Tuesday, November 4, 2014


I went to the cemetery here this weekend.  It is the time to go to see it and observe part of a Guatemalan tradition.  The people celebrate Dia de Los Muertos (Day of the Dead).  As you can see, the tombs are above ground.  If a family is wealthy, they have a place where all the members of a family are buried.
Some people do not have a family plot.  Instead they rent a space in the outer wall for a family member.
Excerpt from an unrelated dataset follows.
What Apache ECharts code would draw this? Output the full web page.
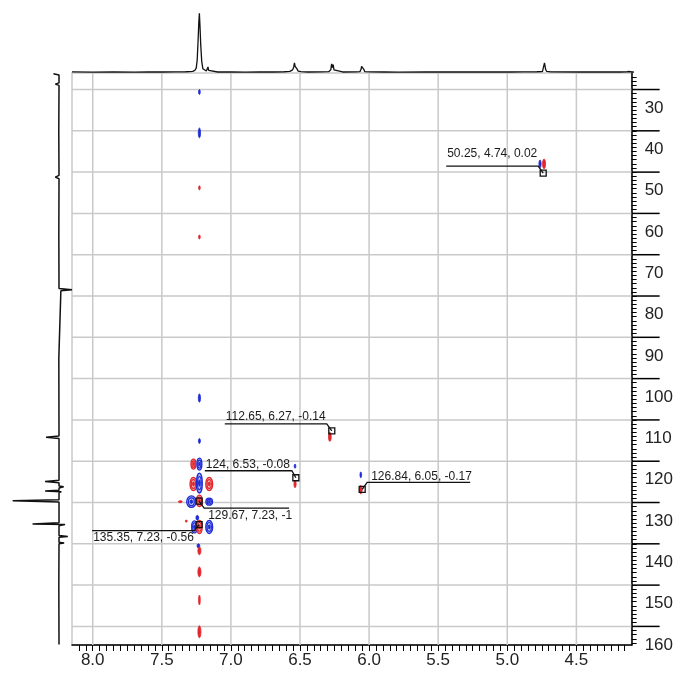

There is also the part for the poor people.  It is in farther from the entrance, and has a different look.  Regardless, the people clean and paint the tombs of family members.  They also bring fresh flowers or wreaths to decorate the tombs.  Families may choose to eat there, and others fly kites.  People are in the cemetery selling snacks.  Outside the cemetery it is like a fair, with food, flowers, and other miscellaneous items.  All around the city, people make a special food called fiambre.  It is a cold dish made of different vegetables and cold cuts.  It is pretty good and I am not quite sure why it is only eaten once a year.  The cemetery reminded me a bit of those in New Orleans, where the tombs are also above ground. 

Monday, October 27, 2014

Chajil Siwan

Sunday I went to Totonicopán, another department of Guatemala and visited Chajil Siwan.  I was glad to see green spaces, lots of trees, and be away from the city.  A guide accompanied my group along the trail.  He seemed rather knowledgable, but spoke only Spanish, so I didn't get everything. 
It was quite a change from Xela, but well worth getting up before six o'clock in the morning and riding in a microbus with 15 other people and one dog.

Monday, October 13, 2014

The Swiss Family Robinson

I have plenty of time to read here, which is one of the reasons that I picked up The Swiss Family Robinson by Johann Swys  at the used book store (this edition is almost 500 pages).  A teacher who used to work at the same school as me read an abridged version to his class each year, then showed the Disney version of the movie.  The story is about a family from Switzerland who is shipwrecked and needs to survive on an uninhabited island.  The family includes both a mother, a father and their four sons.
     This book made me think about how dependent I am on others for both my needs and wants.  I can cook, clean, and sew.  But I would not be able to build a decent shelter, cook over a fire, or know how to make something from nature into clothing.  For all our advantages there are to our modern civilization, it seems like  we are less knowledgable about skills that make it possible to take care of ourselves.
     If I taught older elementary or middle school students, I would consider reading it aloud to my class.